Let’s see. I’ve already talked about religion here, when I talked about how missions prepare Mormon men and women for leadership positions.
So why not talk politics, too?
Actually, I’ve been trying to find both communication and leadership lessons in what’s happening in Washington. Because I’m so disgusted by it all, it’s hard to separate the emotion from the business.
But I think I finally have it. And this is not about whose side of the fence you’re on. This is about both communication and leadership.
I live in Chicago. That immediately makes me an Obama fan. Even if you don’t agree with his politics, when he was elected, all of Chicago was on fire.
It was really fun living here that first year as they talked about where he and Michelle were eating and how they were spending their time when they came home.
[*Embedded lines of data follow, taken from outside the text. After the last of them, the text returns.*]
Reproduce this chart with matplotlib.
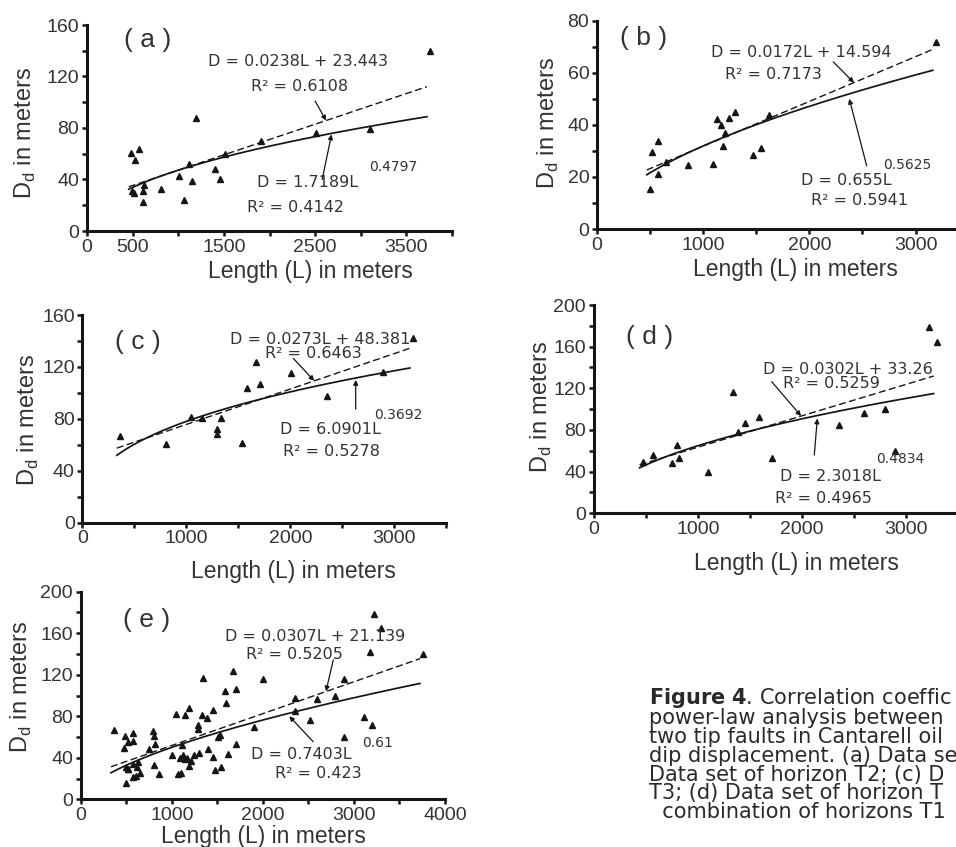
import matplotlib
matplotlib.use('Agg')
import matplotlib.pyplot as plt
import numpy as np

plt.rcParams['font.family'] = ['Liberation Sans', 'DejaVu Sans']

# (a) horizon T1: fault length L (m) vs dip displacement Dd (m)
a_len = [487, 524, 571, 498, 520, 615, 612, 626, 810, 1007, 1066, 1113, 1147, 1194,
         1403, 1458, 1513, 1908, 2513, 3106, 3755]
a_dd = [60.6, 55, 64, 31, 29.5, 31, 22.5, 36, 33, 43, 24, 52, 39, 88,
        48, 40.7, 60, 70, 76, 79.5, 139.6]

# (b) horizon T2
b_len = [499, 515, 578, 578, 650, 860, 1096, 1127, 1165, 1184, 1206, 1246, 1300,
         1473, 1545, 1620, 3193]
b_dd = [15.3, 29.5, 33.9, 21.2, 25.6, 24.7, 25, 42.3, 40, 32, 37, 42.7, 44.9,
        28.5, 31.3, 43.6, 71.7]

# (c) horizon T3
c_len = [362, 801, 1045, 1147, 1330, 1292, 1292, 1532, 1587, 1670, 1708, 2006, 2349, 2888, 3180]
c_dd = [67, 61, 81.7, 81, 81, 72, 68, 61.6, 104, 124, 106.6, 115.6, 97.8, 116, 142]

# (d) horizon T4
d_len = [470, 573, 749, 797, 819, 1094, 1341, 1389, 1453, 1590, 1709, 2355, 2595,
         2797, 2893, 3219, 3293]
d_dd = [49, 56, 48.6, 65.6, 52.8, 40, 116.8, 78.4, 86.4, 92.8, 53.4, 84.8, 96.6,
        100, 60, 178.6, 164.8]

# (e) all horizons together
e_len = a_len + b_len + c_len + d_len
e_dd = a_dd + b_dd + c_dd + d_dd

# fits: linear [slope, intercept], power [coef, exponent], R2 [linear, power]
a_lin, a_pow, a_r2 = [0.0238, 23.443], [1.7189, 0.4797], ['0.6108', '0.4142']
b_lin, b_pow, b_r2 = [0.0172, 14.594], [0.655, 0.5625], ['0.7173', '0.5941']
c_lin, c_pow, c_r2 = [0.0273, 48.381], [6.0901, 0.3692], ['0.6463', '0.5278']
d_lin, d_pow, d_r2 = [0.0302, 33.26], [2.3018, 0.4834], ['0.5259', '0.4965']
e_lin, e_pow, e_r2 = [0.0307, 21.139], [0.7403, 0.61], ['0.5205', '0.423']

W, H = 956, 847
fig = plt.figure(figsize=(W / 100, H / 100), dpi=100)
fig.patch.set_facecolor('white')

TXT = '#333333'
INK = '#151515'


def px_rect(left, right, top, bottom):
    return [left / W, 1 - bottom / H, (right - left) / W, (bottom - top) / H]


def panel(rect, L, D, lin, pw, r2, tag, ymax, ystep, ylabstep, xlabels, xmax,
          pos, ylab_xy, xlab_xy):
    ax = fig.add_axes(rect)
    ax.set_facecolor('none')
    for s in ['top', 'right']:
        ax.spines[s].set_visible(False)
    for s in ['left', 'bottom']:
        ax.spines[s].set_linewidth(2.2)
        ax.spines[s].set_color(INK)
    ax.set_xlim(0, xmax)
    ax.set_ylim(0, ymax)
    xt = np.arange(0, xmax + 1, 500)
    ax.set_xticks(xt)
    ax.set_xticklabels([str(int(v)) if int(v) in xlabels else '' for v in xt])
    yt = np.arange(0, ymax + 1, ystep)
    ax.set_yticks(yt)
    ax.set_yticklabels([str(int(v)) if int(v) % ylabstep == 0 else '' for v in yt])
    ax.tick_params(direction='out', length=3.5, width=1.8, color=INK,
                   labelsize=14, labelcolor=TXT, pad=2)

    ax.plot(L, D, linestyle='none', marker='^', markersize=5, color=INK,
            clip_on=False, zorder=3)

    xs = np.linspace(min(L) - 30, max(L) - 30, 200)
    ax.plot(xs, lin[0] * xs + lin[1], linestyle=(0, (5, 2.5)), color=INK, lw=1.0)
    ax.plot(xs, pw[0] * xs ** pw[1], linestyle='-', color=INK, lw=1.25)

    eqf = dict(family='DejaVu Sans', color=TXT, ha='center', va='center')
    ax.text(*pos['eq1'], 'D = %sL + %s' % (lin[0], lin[1]), fontsize=11.5, **eqf)
    ax.text(*pos['r1'], 'R\u00b2 = ' + r2[0], fontsize=11.5, **eqf)
    ax.text(*pos['eq2'], 'D = %sL' % pw[0], fontsize=11.5, **eqf)
    ax.text(*pos['ex'], str(pw[1]), fontsize=10, **eqf)
    ax.text(*pos['r2'], 'R\u00b2 = ' + r2[1], fontsize=11.5, **eqf)
    arr = dict(arrowstyle='-|>', lw=0.9, color=INK, mutation_scale=7,
               shrinkA=0, shrinkB=0)
    ax.annotate('', xy=pos['a1'][1], xytext=pos['a1'][0], arrowprops=arr)
    ax.annotate('', xy=pos['a2'][1], xytext=pos['a2'][0], arrowprops=arr)

    ax.text(*pos['tag'], '( %s )' % tag, fontsize=19, color=TXT,
            ha='center', va='center')

    ax.set_ylabel('D$_\\mathregular{d}$ in meters', fontsize=17, color=TXT)
    ax.set_xlabel('Length (L) in meters', fontsize=16.5, color=TXT)
    ax.yaxis.set_label_coords(*ylab_xy)
    ax.xaxis.set_label_coords(*xlab_xy)
    ax.yaxis.label.set_va('center')
    ax.xaxis.label.set_va('center')
    return ax


panel(px_rect(87, 452, 25, 231), a_len, a_dd, a_lin, a_pow, a_r2, 'a',
      160, 20, 40, [0, 500, 1500, 2500, 3500], 4000,
      dict(eq1=(2314, 132), r1=(2325, 112), eq2=(2412, 37.3), ex=(3355, 49.7),
           r2=(2281, 17.9), a1=((2500, 101), (2620, 85.8)),
           a2=((2577, 40), (2680, 75)), tag=(669, 148)),
      (-0.170, 0.476), (0.611, -0.198))

panel(px_rect(597, 968.6, 20.7, 229), b_len, b_dd, b_lin, b_pow, b_r2, 'b',
      80, 10, 20, [0, 1000, 2000, 3000], 3500,
      dict(eq1=(1927, 67.7), r1=(1660, 59.5), eq2=(2351, 18.8), ex=(2926, 24.6),
           r2=(2477, 10.9), a1=((2225, 64.2), (2420, 56.2)),
           a2=((2540, 24.3), (2376, 50)), tag=(436, 73.2)),
      (-0.131, 0.507), (0.533, -0.193))

panel(px_rect(82.3, 446.3, 315, 522.7), c_len, c_dd, c_lin, c_pow, c_r2, 'c',
      160, 20, 40, [0, 1000, 2000, 3000], 3500,
      dict(eq1=(2286, 140.8), r1=(2221, 130.5), eq2=(2382, 72), ex=(3039, 83),
           r2=(2398, 55.2), a1=((2029, 126.6), (2230, 109.3)),
           a2=((2629, 87.4), (2629, 110)), tag=(539, 139.4)),
      (-0.148, 0.494), (0.580, -0.236))

panel(px_rect(593.7, 958.4, 305, 513.3), d_len, d_dd, d_lin, d_pow, d_r2, 'd',
      200, 20, 40, [0, 1000, 2000, 3000], 3500,
      dict(eq1=(2443, 137.6), r1=(2284, 124.8), eq2=(2268, 35.1), ex=(2946, 51.8),
           r2=(2204, 14.4), a1=((1708, 126.4), (1990, 93.4)),
           a2=((2117, 56), (2146, 91)), tag=(540, 169.6)),
      (-0.143, 0.512), (0.557, -0.240))

panel(px_rect(80.7, 445, 591.7, 799.3), e_len, e_dd, e_lin, e_pow, e_r2, 'e',
      200, 20, 40, [0, 1000, 2000, 3000, 4000], 4000,
      dict(eq1=(2572, 156.6), r1=(2352, 139.7), eq2=(2426, 43.4), ex=(3256, 54.5),
           r2=(2608, 25), a1=((2773, 134.2), (2693, 104)),
           a2=((2553, 55.5), (2290, 80)), tag=(724, 172.7)),
      (-0.162, 0.542), (0.501, -0.180))

# caption, cut off by the right edge as in the source
caption = [
    r'$\bf{Figure\ 4}$. Correlation coeffic',
    'power-law analysis between',
    'two tip faults in Cantarell oil',
    'dip displacement. (a) Data se',
    'Data set of horizon T2; (c) D',
    'T3; (d) Data set of horizon T',
    '  combination of horizons T1',
]
fig.text(649 / W, 1 - 818.3 / H, '\n'.join(caption), fontsize=15,
         family='DejaVu Sans', color='#2a2a2a', ha='left', va='baseline',
         linespacing=0.925)

fig.savefig('out.png', dpi=100, facecolor='white')
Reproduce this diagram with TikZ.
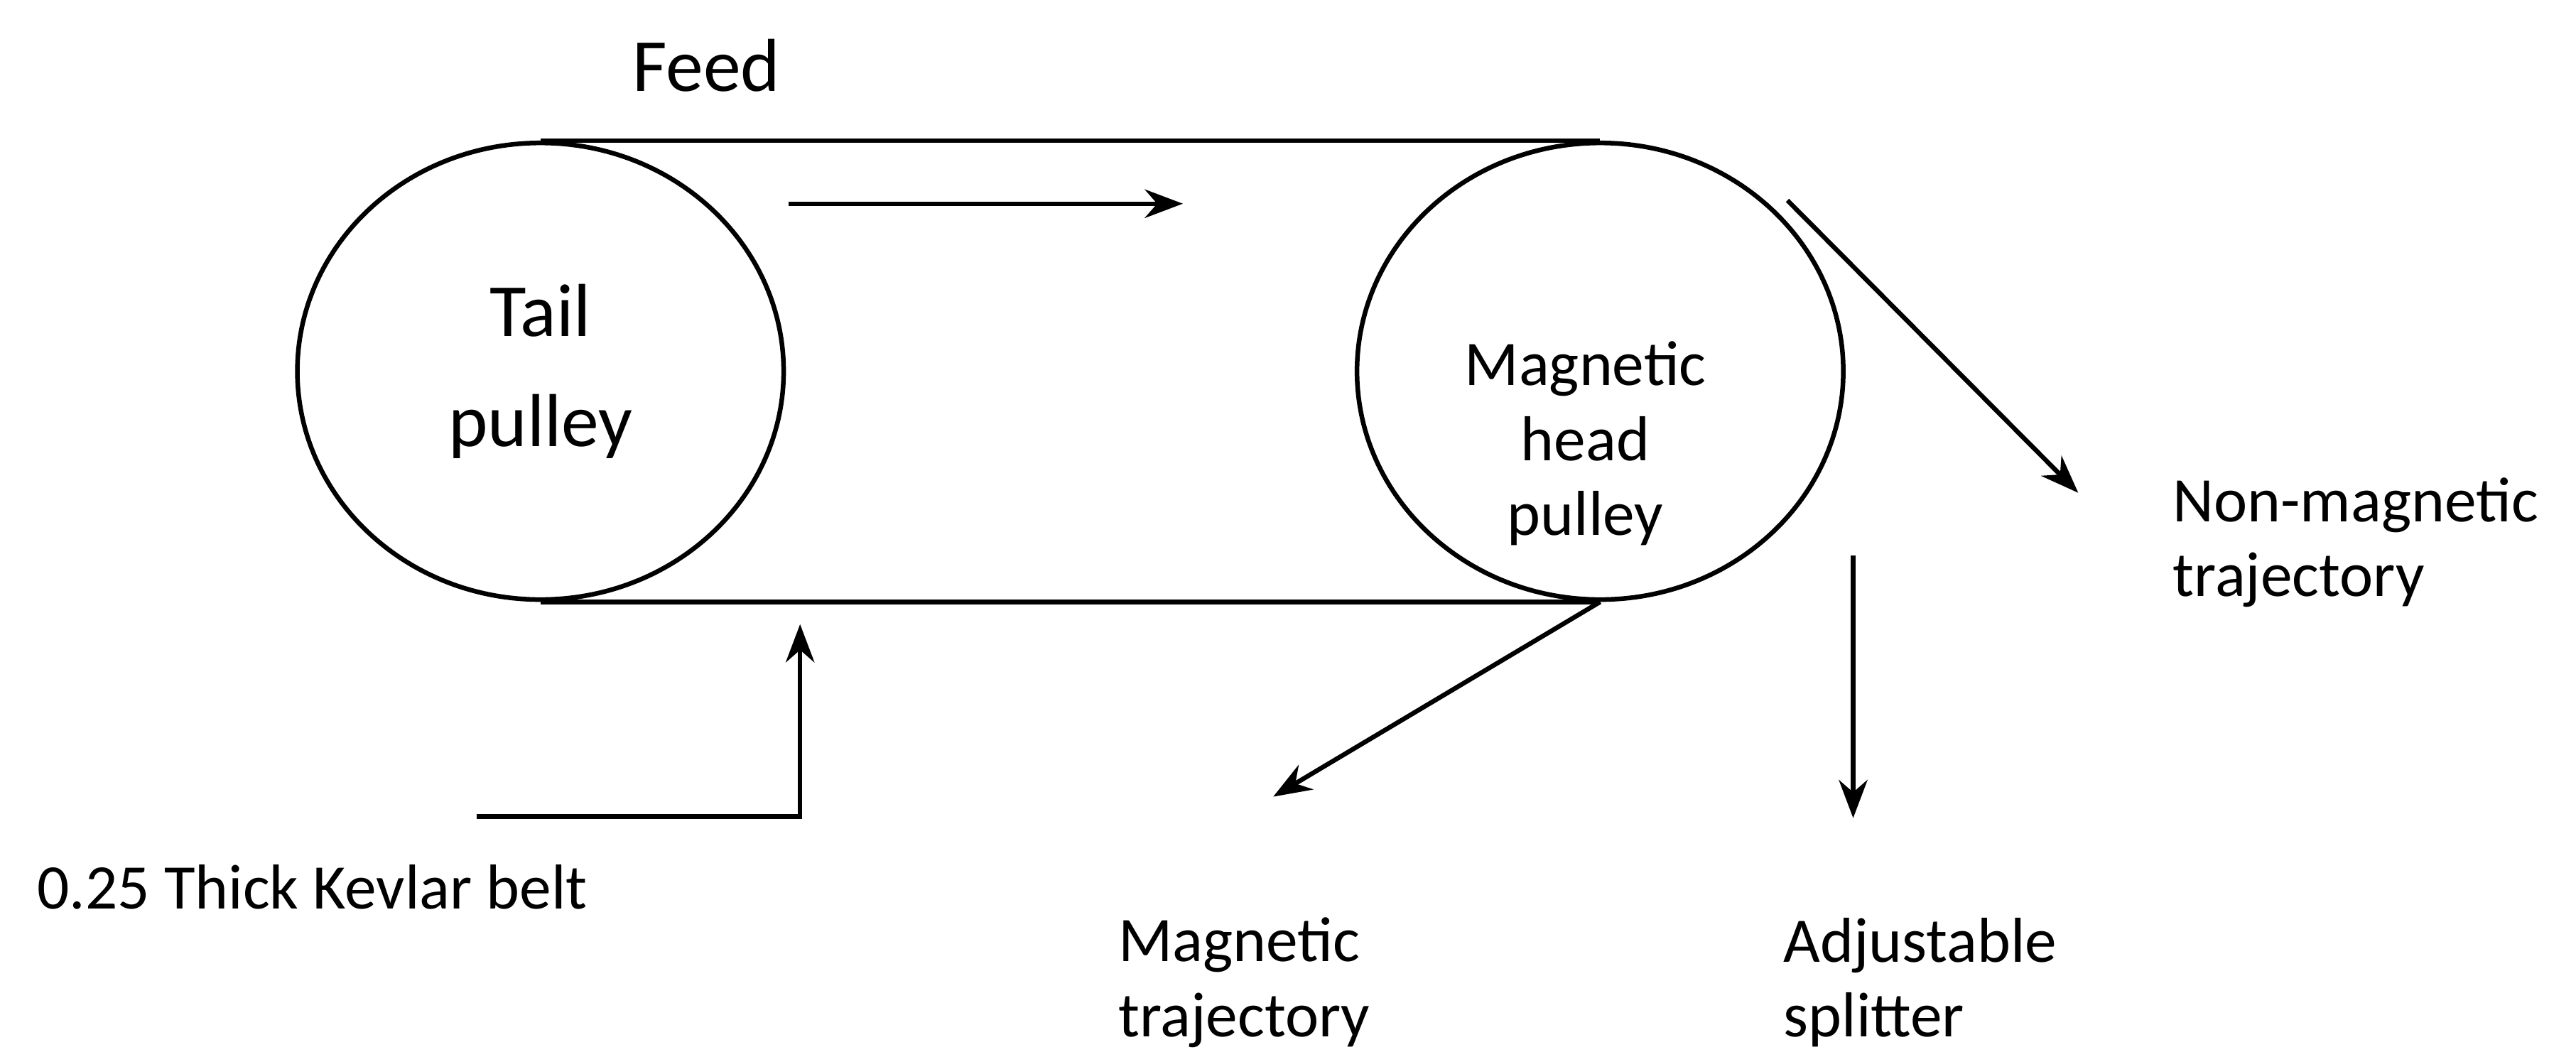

We even rode our bikes, one Sunday afternoon, through Hyde Park to see the police surrounding his house, which is now a historical feature.
But what he did last week, for his 50th birthday, is not just astounding, it’s a poor lesson in leadership. And it’s a poor lesson in communication because we all know perception is reality.
Here is what I know:
- Obama is going to run for office again and the election is next year.
- Obama turned 50 and wanted to celebrate in his hometown. One plate at his dinner party was $35,800
- The most any individual can donate to a political party is $35,800.
- Last week marked one of our country’s biggest historical moments when Congress nearly put us into another Depression.
- Last week our credit was downgraded.
So, in order to take the emotion out, I thought about this as if I were his on his communication staff. Let’s even say I’m the first person he turns to, when it comes to communication.
This is the conversation I would have with him:
Mr. President, I love birthdays. You know this because I announce my birthday right after the first of the year and I count down until it happens. I think everyone should celebrate their birthdays in the biggest way possible. BUT. If you have your party in Chicago, no matter the reality of your needing to raise money for your campaign, the perception will be that you’re above what the rest of the country is experiencing with the debt ceiling and the possibility our credit will be downgraded. I know it’s been a long time since you’ve had to pay college loans, but 95 percent of Americans are living paycheck to paycheck. Small businesses don’t have cash hoarded. It’s time to step up, be a leader, and show what you’re made of. Show Americans you are willing to sacrifice with them. We can delay your party and have it in a few months, when things settle down.
Maybe that conversation did happen and he chose, instead, to go ahead with his party. Maybe it was too late to cancel the thing, when he realized Congress didn’t yet have a solution. But I know that if I were advising him and he didn’t take this advice, I’d resign.